Die „Sinnbilder“, die man für diesen heiligen Frühling fand, ähnelten einander allerdings verdächtig: Halbwüchsige, nackte Mädchen, die in irgendeiner Form mit der ebenfalls sprießenden Natur verschmolzen. Ob als daphneartiges Geschöpf, dessen ekstatisch in die Höhe gehobenen Arme in einer Baumkrone enden, als in blumigen Haarranken manifest werdende florale Symbiosen oder als „Frühlingstreiben“ einer zwischen Bäumen sich im Reigen drehenden Amazonenschar.

»Der „heilige Frühling“ des Jugendstils wurde von einer Pandemie beendet.«

Kolo Mosers „Frühlings“-Gemälde, das einen nackten, springenden Mann zeigt, ist im Vergleich dazu die Ausnahme. Wobei die Secessionisten die seltene männliche Nacktheit als provokatives Mittel sehr wohl zu nutzen wussten, denkt man an das erste Secessionsplakat, auf dem Klimt die Scham seines den Minotaurus bezwingenden Theseus in einer zensierten Version hinter ein paar anscheinend sehr schnell emporgeschossenen Baumstämmen, ausgerechnet, versteckte.
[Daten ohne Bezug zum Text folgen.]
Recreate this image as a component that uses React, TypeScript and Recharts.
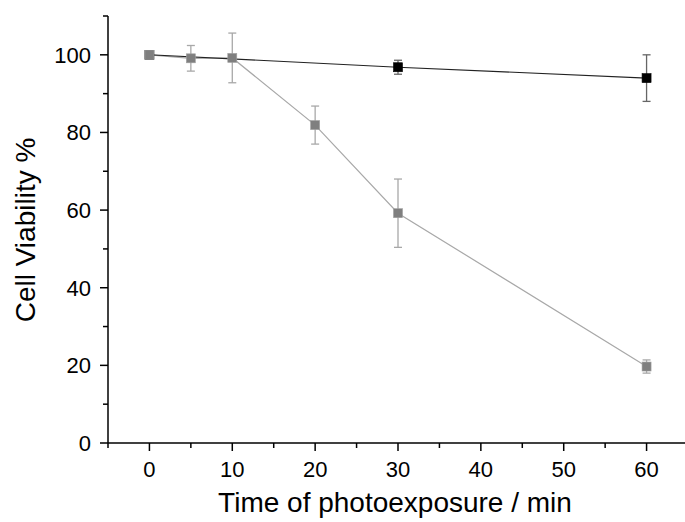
import React from 'react';
import { LineChart, Line, XAxis, YAxis, ErrorBar, Label } from 'recharts';

// time points (min) and viability (%)
const grayTimes = [0, 5, 10, 20, 30, 60];
const grayViability = [100, 99.1, 99.2, 81.9, 59.2, 19.7];
const grayError = [0, 3.3, 6.4, 4.9, 8.8, 1.7];

const blackTimes = [0, 30, 60];
const blackViability = [100, 96.8, 94];
const blackError = [0, 1.8, 6];

const xTicks = [-5, 0, 5, 10, 15, 20, 25, 30, 35, 40, 45, 50, 55, 60, 65];
const yTicks = [0, 10, 20, 30, 40, 50, 60, 70, 80, 90, 100, 110];

const xTitle = 'Time of photoexposure / min';
const yTitle = 'Cell Viability %';

const grayData = grayTimes.map((t, i) => ({ t, v: grayViability[i], e: grayError[i] }));
const blackData = blackTimes.map((t, i) => ({ t, v: blackViability[i], e: blackError[i] }));

const FONT = '"Liberation Sans", Arial, sans-serif';

const XTick = (props: any) => {
  const { x, y, payload } = props;
  const major = payload.value % 10 === 0;
  return (
    <g>
      <line x1={x} y1={y} x2={x} y2={y + (major ? 8 : 5)} stroke="#000" strokeWidth={1.5} />
      {major && (
        <text x={x} y={y + 34} textAnchor="middle" fontSize={22} fontFamily={FONT} fill="#000">
          {payload.value}
        </text>
      )}
    </g>
  );
};

const YTick = (props: any) => {
  const { x, y, payload } = props;
  const major = payload.value % 20 === 0;
  return (
    <g>
      <line x1={x - (major ? 8 : 5)} y1={y} x2={x} y2={y} stroke="#000" strokeWidth={1.5} />
      {major && (
        <text x={x - 17} y={y + 8} textAnchor="end" fontSize={22} fontFamily={FONT} fill="#000">
          {payload.value}
        </text>
      )}
    </g>
  );
};

const square = (fill: string, stroke: string) => (props: any) => {
  const { cx, cy, index } = props;
  if (cx == null || cy == null) return <g key={index} />;
  return <rect key={index} x={cx - 4.5} y={cy - 4.5} width={9} height={9} fill={fill} stroke={stroke} strokeWidth={0.6} />;
};

const App: React.FC = () => {
  return (
    <div style={{ position: 'fixed', left: 0, top: 0, width: 685, height: 522, overflow: 'hidden', background: '#fff' }}>
      <LineChart width={730} height={522} margin={{ top: 16, right: 42, bottom: 0, left: 0 }}>
        <XAxis
          type="number"
          dataKey="t"
          domain={[-5, 65]}
          ticks={xTicks}
          interval={0}
          allowDataOverflow
          height={79}
          tickLine={false}
          tickSize={0}
          tickMargin={0}
          axisLine={{ stroke: '#000', strokeWidth: 1.5 }}
          tick={<XTick />}
        >
          <Label
            content={() => (
              <text x={395} y={512} textAnchor="middle" fontSize={28} fontFamily={FONT} fill="#000">
                {xTitle}
              </text>
            )}
          />
        </XAxis>
        <YAxis
          type="number"
          domain={[0, 110]}
          ticks={yTicks}
          interval={0}
          allowDataOverflow
          width={108}
          tickLine={false}
          tickSize={0}
          tickMargin={0}
          axisLine={{ stroke: '#000', strokeWidth: 1.5 }}
          tick={<YTick />}
        >
          <Label
            content={() => (
              <text
                transform="translate(35,230) rotate(-90)"
                textAnchor="middle"
                fontSize={28}
                fontFamily={FONT}
                fill="#000"
              >
                {yTitle}
              </text>
            )}
          />
        </YAxis>

        {/* irradiated series: line + error bars */}
        <Line
          data={grayData}
          dataKey="v"
          stroke="#a8a8a8"
          strokeWidth={1.2}
          dot={false}
          activeDot={false}
          isAnimationActive={false}
        >
          <ErrorBar dataKey="e" width={4} stroke="#a8a8a8" strokeWidth={1.3} direction="y" />
        </Line>

        {/* dark control series */}
        <Line
          data={blackData}
          dataKey="v"
          stroke="#222"
          strokeWidth={1.1}
          dot={square('#000', '#000')}
          activeDot={false}
          isAnimationActive={false}
        >
          <ErrorBar dataKey="e" width={4} stroke="#666" strokeWidth={1.3} direction="y" />
        </Line>

        {/* gray markers on top */}
        <Line
          data={grayData}
          dataKey="v"
          stroke="none"
          dot={square('#7f7f7f', '#a0a0a0')}
          activeDot={false}
          isAnimationActive={false}
        />
      </LineChart>
    </div>
  );
};

export default App;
Diese in seiner Schönheit und Unschuld zelebrierte Nacktheit begleitete übrigens die damals aufkommende Jugendbewegung, die ein Zurück zur Natur forderte. Genauso wie die diversen anderen Lebensreformbewegungen, die in Gestalt des kurz auch in Wien lebenden deutschen Malers und Gurus Karl Wilhelm Diefenbach auch Klimt und seine Gruppe inspirierten.

Der „Heilige Frühling“ des Wiener Jugendstils währte allerdings nicht ewig, nicht einmal lang. Er wurde von einer Pandemie beendet, der „Spanischen Grippe“, die 1918, in einem Jahr, gleich drei seiner Hauptprotagonisten hinwegraffte: Klimt, Moser und Otto Wagner.